Why Do Vision Language Models Struggle To Recognize Human Emotions?

Understanding emotions is a fundamental ability for intelligent systems to be able to interact with humans. Vision-language models (VLMs) have made tremendous progress in the last few years for many visual tasks, potentially offering a promising solution for understanding emotions. However, it is surprising that even the most sophisticated contemporary VLMs struggle to recognize human emotions or to outperform even specialized vision-only classifiers. In this paper we ask the question "Why do VLMs struggle to recognize human emotions?", and observe that the inherently continuous and dynamic task of facial expression recognition (DFER) exposes two critical VLM vulnerabilities. First, emotion datasets are naturally long-tailed, and the web-scale data used to pre-train VLMs exacerbates this head-class bias, causing them to systematically collapse rare, under-represented emotions into common categories. We propose alternative sampling strategies that prevent favoring common concepts. Second, temporal information is critical for understanding emotions. However, VLMs are unable to represent temporal information over dense frame sequences, as they are limited by context size and the number of tokens that can fit in memory, which poses a clear challenge for emotion recognition. We demonstrate that the sparse temporal sampling strategy used in VLMs is inherently misaligned with the fleeting nature of micro-expressions (0.25-0.5 seconds), which are often the most critical affective signal. As a diagnostic probe, we propose a multi-stage context enrichment strategy that utilizes the information from "in-between" frames by first converting them into natural language summaries. This enriched textual context is provided as input to the VLM alongside sparse keyframes, preventing attentional dilution from excessive visual data while preserving the emotional trajectory.
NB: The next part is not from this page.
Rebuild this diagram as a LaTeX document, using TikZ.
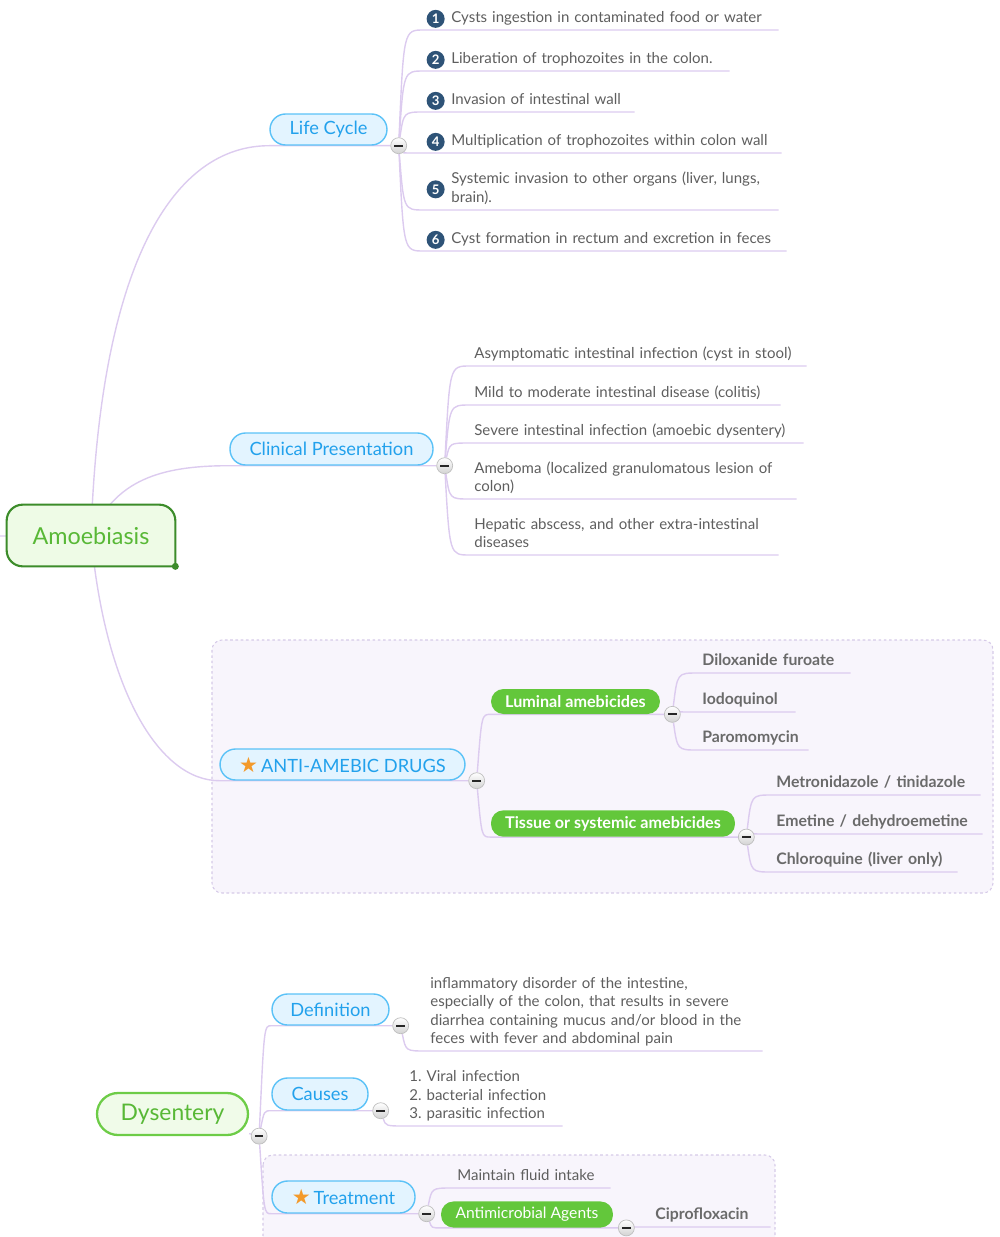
\documentclass[tikz,border=0pt]{standalone}
\usepackage{fontspec}
\setmainfont{Lato}
\newfontfamily\symfont{DejaVu Sans}
\usetikzlibrary{calc}
\frenchspacing

\definecolor{twig}{HTML}{DCCBEF}
\definecolor{topicline}{HTML}{5BC2F7}
\definecolor{topicfill}{HTML}{E3F4FF}
\definecolor{topictext}{HTML}{22A1EC}
\definecolor{rootline}{HTML}{3C8C2A}
\definecolor{rootfill}{HTML}{EEFBE6}
\definecolor{roottext}{HTML}{58B836}
\definecolor{dysline}{HTML}{6DCC47}
\definecolor{dysfill}{HTML}{F0FBE9}
\definecolor{pillgreen}{HTML}{63C73B}
\definecolor{leaftext}{HTML}{5E5E5E}
\definecolor{drugtext}{HTML}{6A6A6A}
\definecolor{numblue}{HTML}{2E5377}
\definecolor{panelfill}{HTML}{F8F5FC}
\definecolor{panelline}{HTML}{D6CAE8}
\definecolor{starorange}{HTML}{F39A2B}

\pgfdeclarelayer{panel}
\pgfdeclarelayer{wires}
\pgfsetlayers{panel,wires,main}

\tikzset{
  branch/.style={draw=twig, line width=0.8pt},
  topic/.style={draw=topicline, fill=topicfill, text=topictext, line width=0.8pt,
    rounded corners=0.31cm, minimum height=0.62cm, inner xsep=2pt,
    font=\fontsize{10.4}{12}\selectfont},
  pill/.style={fill=pillgreen, text=white, rounded corners=0.25cm, minimum height=0.5cm,
    inner xsep=2pt, font=\fontsize{9.2}{11}\selectfont\bfseries},
  fold/.style={circle, draw=gray!50, top color=white, bottom color=gray!35,
    minimum size=0.32cm, inner sep=0pt,
    path picture={\draw[line width=1.2pt, gray!30!black]
      ([xshift=-2.4pt]path picture bounding box.center) --
      ([xshift=2.4pt]path picture bounding box.center);}},
  leaf/.style={anchor=south west, align=left, inner xsep=0.1cm, inner ysep=1.9pt,
    text=leaftext, font=\fontsize{8.55}{10.5}\selectfont,
    execute at end node={\rule[-2.2pt]{0pt}{2.2pt}}},
  drug/.style={leaf, text=drugtext, font=\fontsize{9}{10.5}\selectfont\bfseries},
  stepdot/.style={circle, fill=numblue, text=white, inner sep=0pt, minimum size=0.36cm,
    label distance=0.02cm, font=\fontsize{7.5}{8}\selectfont\bfseries},
  rootlabel/.style={minimum width=3.36cm, minimum height=1.22cm, text=roottext,
    font=\fontsize{13.3}{15}\selectfont},
  dysbox/.style={draw=dysline, fill=dysfill, text=roottext, line width=1.3pt,
    rounded corners=0.42cm, minimum width=3.02cm, minimum height=0.84cm,
    font=\fontsize{13}{15}\selectfont},
  panelbox/.style={draw=panelline, dash pattern=on 1.5pt off 1.5pt, fill=panelfill,
    rounded corners=0.2cm, line width=0.6pt}
}

\newcommand\favstar{{\symfont\fontsize{12}{12}\selectfont\color{starorange}★}\hspace{0.06cm}}
\newcommand\twig[2]{\draw[branch] (#1) .. controls ($(#1 |- #2.south west)+(5,0)$) ..
  ($(#1 |- #2.south west)+(25,0)$) -- (#2.south east);}
\newcommand\limb[3]{\draw[branch] (#1) .. controls ($(#1 |- #2.south west)+(5,0)$) ..
  (#2.south west) -- (#3);}

\begin{document}
\begin{tikzpicture}[x=0.02cm, y=-0.02cm]
  \useasboundingbox (0,0) rectangle (1000,1237);

  \coordinate (root) at (0,536);
  \node[rootlabel] (am) at (91,535.5) {Amoebiasis};

  \node[topic, minimum width=2.34cm] (lc) at (328.5,129.5) {Life Cycle};
  \node[fold] (lcf) at ([xshift=0.22cm]lc.south east) {};
  \node[leaf, text width=6.44cm, label={[stepdot]west:1}] (lc1) at (446,30) {Cysts ingestion in contaminated food or water};
  \node[leaf, text width=5.46cm, label={[stepdot]west:2}] (lc2) at (446,71) {Liberation of trophozoites in the colon.};
  \node[leaf, text width=3.56cm, label={[stepdot]west:3}] (lc3) at (446,112) {Invasion of intestinal wall};
  \node[leaf, text width=6.5cm, label={[stepdot]west:4}] (lc4) at (446,153) {Multiplication of trophozoites within colon wall};
  \node[leaf, text width=6.44cm, label={[stepdot]west:5}] (lc5) at (446,210) {Systemic invasion to other organs (liver, lungs,\\brain).};
  \node[leaf, text width=6.6cm, label={[stepdot]west:6}] (lc6) at (446,251) {Cyst formation in rectum and excretion in feces};

  \node[topic, minimum width=4.06cm, minimum height=0.64cm] (cp) at (331.5,449) {Clinical Presentation};
  \node[fold] (cpf) at ([xshift=0.22cm]cp.south east) {};
  \node[leaf, text width=6.54cm] (cp1) at (469,366) {Asymptomatic intestinal infection (cyst in stool)};
  \node[leaf, text width=6.02cm] (cp2) at (469,405) {Mild to moderate intestinal disease (colitis)};
  \node[leaf, text width=6.48cm] (cp3) at (469,443) {Severe intestinal infection (amoebic dysentery)};
  \node[leaf, text width=6.34cm] (cp4) at (469,499) {Ameboma (localized granulomatous lesion of\\colon)};
  \node[leaf, text width=5.98cm] (cp5) at (469,555) {Hepatic abscess, and other extra-intestinal\\diseases};

  \node[topic, minimum width=4.9cm] (an) at (342.5,764.5) {\favstar ANTI-AMEBIC DRUGS};
  \node[fold] (anf) at ([xshift=0.22cm]an.south east) {};
  \node[pill, minimum width=3.38cm] (lu) at (575.5,701.5) {Luminal amebicides};
  \node[fold] (luf) at ([xshift=0.24cm]lu.south east) {};
  \node[drug, text width=2.86cm] (lu1) at (697,673) {Diloxanide furoate};
  \node[drug, text width=1.76cm] (lu2) at (697,712) {Iodoquinol};
  \node[drug, text width=2.02cm] (lu3) at (697,750) {Paromomycin};
  \node[pill, minimum width=4.88cm] (ts) at (613,823.5) {Tissue or systemic amebicides};
  \node[fold] (tsf) at ([xshift=0.22cm]ts.south east) {};
  \node[drug, text width=3.98cm] (ts1) at (771,795) {Metronidazole / tinidazole};
  \node[drug, text width=4.02cm] (ts2) at (771,834) {Emetine / dehydroemetine};
  \node[drug, text width=3.52cm] (ts3) at (771,872) {Chloroquine (liver only)};

  \node[dysbox] (dy) at (172.5,1114) {Dysentery};
  \node[fold] (dyf) at ([xshift=0.2cm]dy.south east) {};
  \node[topic, minimum width=2.34cm] (df) at (330.5,1009.5) {Definition};
  \node[fold] (dff) at ([xshift=0.22cm]df.south east) {};
  \node[leaf, text width=6.54cm] (dfx) at (425,1051) {inflammatory disorder of the intestine,\\especially of the colon, that results in severe\\diarrhea containing mucus and/or blood in the\\feces with fever and abdominal pain};
  \node[topic, minimum width=1.92cm, minimum height=0.64cm] (cs) at (320,1094) {Causes};
  \node[fold] (csf) at ([xshift=0.24cm]cs.south east) {};
  \node[leaf, text width=2.96cm] (cst) at (404,1126) {1. Viral infection\\2. bacterial infection\\3. parasitic infection};
  \node[topic, minimum width=2.86cm, minimum height=0.64cm] (tr) at (343.5,1197) {\favstar Treatment};
  \node[fold] (trf) at ([xshift=0.22cm]tr.south east) {};
  \node[leaf, text width=2.96cm] (tr1) at (452,1188) {Maintain fluid intake};
  \node[pill, minimum width=3.44cm, font=\fontsize{8.9}{10}\selectfont] (amx) at (527,1214.5) {Antimicrobial Agents};
  \node[fold] (amxf) at ([xshift=0.26cm]amx.south east) {};
  \node[drug, text width=2.2cm] (cip) at (650,1227) {Ciprofloxacin};

  \begin{pgfonlayer}{panel}
    \draw[panelbox] (212,640) rectangle (993,893);
    \draw[panelbox] (263,1155) rectangle (775,1262);
  \end{pgfonlayer}

  \begin{pgfonlayer}{wires}
    \draw[branch] (root) -- (am);
    \draw[branch] (am.center) .. controls +(9,-275) and +(-95,0) .. (lc.south west) -- (lcf);
    \draw[branch] (am.center) .. controls +(24,-55) and +(-70,0) .. (cp.south west) -- (cpf);
    \draw[branch] (am.center) .. controls +(14,155) and +(-60,0) .. (an.south west) -- (anf);
    \foreach \i in {1,...,6} {\twig{lcf}{lc\i}}
    \foreach \i in {1,...,5} {\twig{cpf}{cp\i}}
    \limb{anf}{lu}{luf}
    \limb{anf}{ts}{tsf}
    \foreach \i in {1,2,3} {\twig{luf}{lu\i} \twig{tsf}{ts\i}}
    \draw[branch] (dy) -- (dyf);
    \limb{dyf}{df}{dff}
    \limb{dyf}{cs}{csf}
    \limb{dyf}{tr}{trf}
    \twig{dff}{dfx}
    \twig{csf}{cst}
    \twig{trf}{tr1}
    \limb{trf}{amx}{amxf}
    \twig{amxf}{cip}
    \draw[rootline, fill=rootfill, line width=1.2pt] (am.south east) [rounded corners=0.32cm]
      -- (am.north east) -- (am.north west) -- (am.south west) -- (am.south) [sharp corners] -- cycle;
    \fill[rootline] (am.south east) circle (0.07cm);
  \end{pgfonlayer}
\end{tikzpicture}
\end{document}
翻译：情感理解是智能系统与人类交互的基本能力。近几年来，视觉语言模型（VLM）在众多视觉任务中取得了巨大进展，为情感理解提供了有前景的解决方案。然而，令人惊讶的是，即使是当下最先进的VLM也难以识别人类情感，甚至其表现还不如专门用于视觉情感分类的分类器。本文提出“为何VLM难以识别人类情感？”这一问题，并观察到面部表情识别（DFER）这一本质连续且动态的任务暴露了VLM的两个关键缺陷。首先，情感数据集天然呈长尾分布，而用于预训练VLM的大规模网络数据加剧了这种头部类别偏差，导致模型系统性将稀有且未被充分表征的情感坍缩至常见类别。我们提出了替代采样策略以防止对常见概念的倾向性。其次，时间信息对于理解情感至关重要。然而，VLM无法对密集帧序列中的时间信息进行表征，因为其受限于上下文长度及内存可容纳的令牌数量，这对情感识别构成了明显挑战。我们证明，VLM中使用的稀疏时间采样策略本质上与微表情（0.25-0.5秒）的短暂特性不一致，而微表情往往是最关键的情感信号。作为诊断性探测手段，我们提出了一种多阶段上下文增强策略，通过首先将“中间帧”信息转化为自然语言摘要加以利用。该增强后的文本上下文与稀疏关键帧一同作为VLM的输入，在保留情感轨迹的同时，避免了因过多视觉数据导致的注意力稀释。